== Data segment
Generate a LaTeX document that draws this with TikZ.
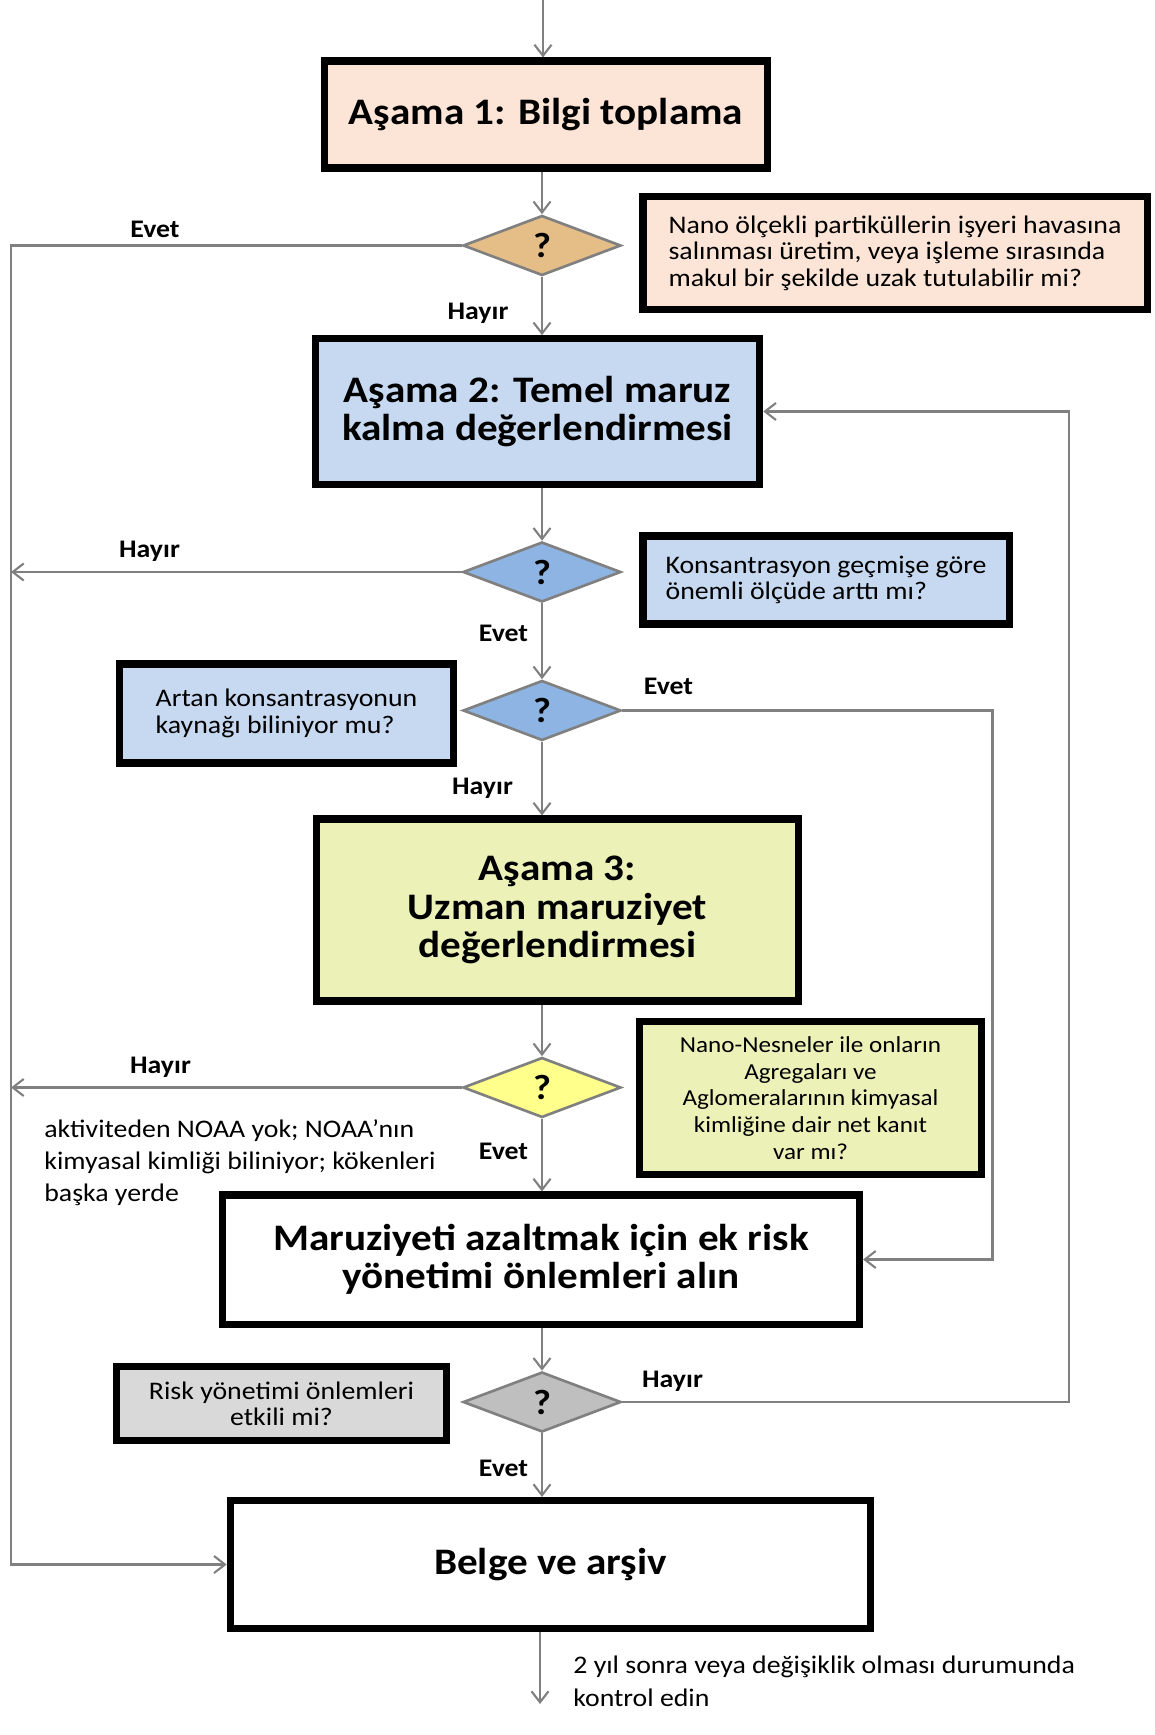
\documentclass[tikz,border=0pt]{standalone}
\usepackage{fontspec}
\setmainfont{Carlito}[FakeStretch=1.1]
\usepackage{xcolor}
\usetikzlibrary{positioning,shapes.geometric,arrows.meta}

\definecolor{peach}{RGB}{252,228,214}
\definecolor{qtan}{RGB}{229,190,135}
\definecolor{paleblue}{RGB}{198,217,241}
\definecolor{midblue}{RGB}{141,180,226}
\definecolor{palelime}{RGB}{235,241,183}
\definecolor{qyellow}{RGB}{255,255,140}
\definecolor{palegray}{RGB}{217,217,217}
\definecolor{midgray}{RGB}{191,191,191}
\definecolor{wire}{RGB}{128,128,128}

\begin{document}
\begin{tikzpicture}[>={Straight Barb[length=2.2mm,width=3.4mm]},
    stage/.style={rectangle, draw=black, line width=4pt, fill=white, align=center, inner sep=4pt, font=\fontsize{21.3}{21.8}\selectfont\bfseries},
    quest/.style={diamond, draw=wire, line width=1.5pt, inner sep=0pt, minimum width=3.16cm, minimum height=1.2cm, font=\fontsize{20}{20}\selectfont\bfseries},
    info/.style={rectangle, draw=black, line width=4pt, align=left, inner sep=4pt, font=\fontsize{14.4}{15}\selectfont},
    lbl/.style={font=\fontsize{14.4}{14.4}\selectfont\bfseries},
    note/.style={font=\fontsize{14.4}{18.3}\selectfont, align=left, inner sep=0pt},
    arrow/.style={->, draw=wire, line width=1.2pt}]

    \useasboundingbox (0,0) rectangle (23.08,-34.70);

    % main column
    \node [stage, fill=peach, minimum width=8.87cm, minimum height=2.14cm] at (10.92,-2.29) (b1) {Aşama 1: Bilgi toplama};
    \node [quest, fill=qtan] at (10.84,-4.91) (d1) {?};
    \node [stage, fill=paleblue, minimum width=8.89cm, minimum height=2.91cm] at (10.75,-8.23) (b2) {Aşama 2: Temel maruz\\kalma değerlendirmesi};
    \node [quest, fill=midblue] at (10.84,-11.44) (d2) {?};
    \node [quest, fill=midblue] at (10.84,-14.21) (d3) {?};
    \node [stage, fill=palelime, minimum width=9.64cm, minimum height=3.64cm] at (11.15,-18.20) (b3) {Aşama 3:\\Uzman maruziyet\\değerlendirmesi};
    \node [quest, fill=qyellow] at (10.84,-21.75) (d4) {?};
    \node [stage, minimum width=12.74cm, minimum height=2.58cm] at (10.82,-25.19) (b4) {Maruziyeti azaltmak için ek risk\\yönetimi önlemleri alın};
    \node [quest, fill=midgray] at (10.84,-28.04) (d5) {?};
    \node [stage, minimum width=12.81cm, minimum height=2.56cm] at (11.01,-31.29) (b5) {Belge ve arşiv};

    % questions beside the diamonds
    \node [info, fill=peach, minimum width=10.08cm, minimum height=2.27cm] at (17.90,-5.06) (q1) {Nano ölçekli partiküllerin işyeri havasına\\salınması üretim, veya işleme sırasında\\makul bir şekilde uzak tutulabilir mi?};
    \node [info, fill=paleblue, minimum width=7.32cm, minimum height=1.76cm] at (16.52,-11.60) (q2) {Konsantrasyon geçmişe göre\\önemli ölçüde arttı mı?};
    \node [info, fill=paleblue, minimum width=6.68cm, minimum height=1.98cm] at (5.73,-14.27) (q3) {Artan konsantrasyonun\\kaynağı biliniyor mu?};
    \node [info, fill=palelime, align=center, minimum width=6.83cm, minimum height=3.07cm, font=\fontsize{13}{15.2}\selectfont] at (16.21,-21.96) (q4) {Nano-Nesneler ile onların\\Agregaları ve\\Aglomeralarının kimyasal\\kimliğine dair net kanıt\\var mı?};
    \node [info, fill=palegray, align=center, minimum width=6.61cm, minimum height=1.48cm] at (5.63,-28.07) (q5) {Risk yönetimi önlemleri\\etkili mi?};

    % free ends and bends
    \coordinate (top) at (10.86,0);
    \coordinate (lft) at (0.22,0);
    \coordinate (rin) at (19.85,0);
    \coordinate (rout) at (21.38,0);
    \coordinate (bot) at (10.80,-34.08);

    \draw [arrow] (top) -- (top |- b1.north);
    \draw [arrow] (b1.south -| d1) -- (d1.north);
    \draw [arrow] (d1.south) -- (d1.south |- b2.north);
    \draw [arrow] (b2.south -| d2) -- (d2.north);
    \draw [arrow] (d2.south) -- (d3.north);
    \draw [arrow] (d3.south) -- (d3.south |- b3.north);
    \draw [arrow] (b3.south -| d4) -- (d4.north);
    \draw [arrow] (d4.south) -- (d4.south |- b4.north);
    \draw [arrow] (b4.south -| d5) -- (d5.north);
    \draw [arrow] (d5.south) -- (d5.south |- b5.north);
    \draw [arrow] (b5.south -| bot) -- (bot);

    % exits to the left and loops on the right
    \draw [arrow] (d1.west) -- (d1.west -| lft) |- (b5.west);
    \draw [arrow] (d2.west) -- (d2.west -| lft);
    \draw [arrow] (d4.west) -- (d4.west -| lft);
    \draw [arrow] (d3.east) -- (d3.east -| rin) |- (b4.east);
    \draw [arrow] (d5.east) -- (d5.east -| rout) |- (b2.east);

    % answers
    \node [lbl] at (3.10,-4.58) (e1) {Evet};
    \node [lbl] at (9.56,-6.26) (h1) {Hayır};
    \node [lbl] at (2.99,-11.02) (h2) {Hayır};
    \node [lbl] at (10.07,-12.66) (e2) {Evet};
    \node [lbl] at (13.37,-13.72) (e3) {Evet};
    \node [lbl] at (9.65,-15.76) (h3) {Hayır};
    \node [lbl] at (3.21,-21.35) (h4) {Hayır};
    \node [lbl] at (10.07,-23.02) (e4) {Evet};
    \node [lbl] at (13.45,-27.62) (h5) {Hayır};
    \node [lbl] at (10.07,-29.37) (e5) {Evet};

    \node [note, anchor=north west] at (0.88,-22.38) (why) {aktiviteden NOAA yok; NOAA'nın\\kimyasal kimliği biliniyor; kökenleri\\başka yerde};
    \node [note, anchor=north west] at (11.46,-33.12) (again) {2 yıl sonra veya değişiklik olması durumunda\\kontrol edin};
\end{tikzpicture}
\end{document}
====
Starting at the top of the listing above, please restate word for word each line up to and including the one that holds "(0,0) rectangle (23.08,-34.70);", omitting every image.

Generate a LaTeX document that draws this with TikZ.
\documentclass[tikz,border=0pt]{standalone}
\usepackage{fontspec}
\setmainfont{Carlito}[FakeStretch=1.1]
\usepackage{xcolor}
\usetikzlibrary{positioning,shapes.geometric,arrows.meta}

\definecolor{peach}{RGB}{252,228,214}
\definecolor{qtan}{RGB}{229,190,135}
\definecolor{paleblue}{RGB}{198,217,241}
\definecolor{midblue}{RGB}{141,180,226}
\definecolor{palelime}{RGB}{235,241,183}
\definecolor{qyellow}{RGB}{255,255,140}
\definecolor{palegray}{RGB}{217,217,217}
\definecolor{midgray}{RGB}{191,191,191}
\definecolor{wire}{RGB}{128,128,128}

\begin{document}
\begin{tikzpicture}[>={Straight Barb[length=2.2mm,width=3.4mm]},
    stage/.style={rectangle, draw=black, line width=4pt, fill=white, align=center, inner sep=4pt, font=\fontsize{21.3}{21.8}\selectfont\bfseries},
    quest/.style={diamond, draw=wire, line width=1.5pt, inner sep=0pt, minimum width=3.16cm, minimum height=1.2cm, font=\fontsize{20}{20}\selectfont\bfseries},
    info/.style={rectangle, draw=black, line width=4pt, align=left, inner sep=4pt, font=\fontsize{14.4}{15}\selectfont},
    lbl/.style={font=\fontsize{14.4}{14.4}\selectfont\bfseries},
    note/.style={font=\fontsize{14.4}{18.3}\selectfont, align=left, inner sep=0pt},
    arrow/.style={->, draw=wire, line width=1.2pt}]

    \useasboundingbox (0,0) rectangle (23.08,-34.70);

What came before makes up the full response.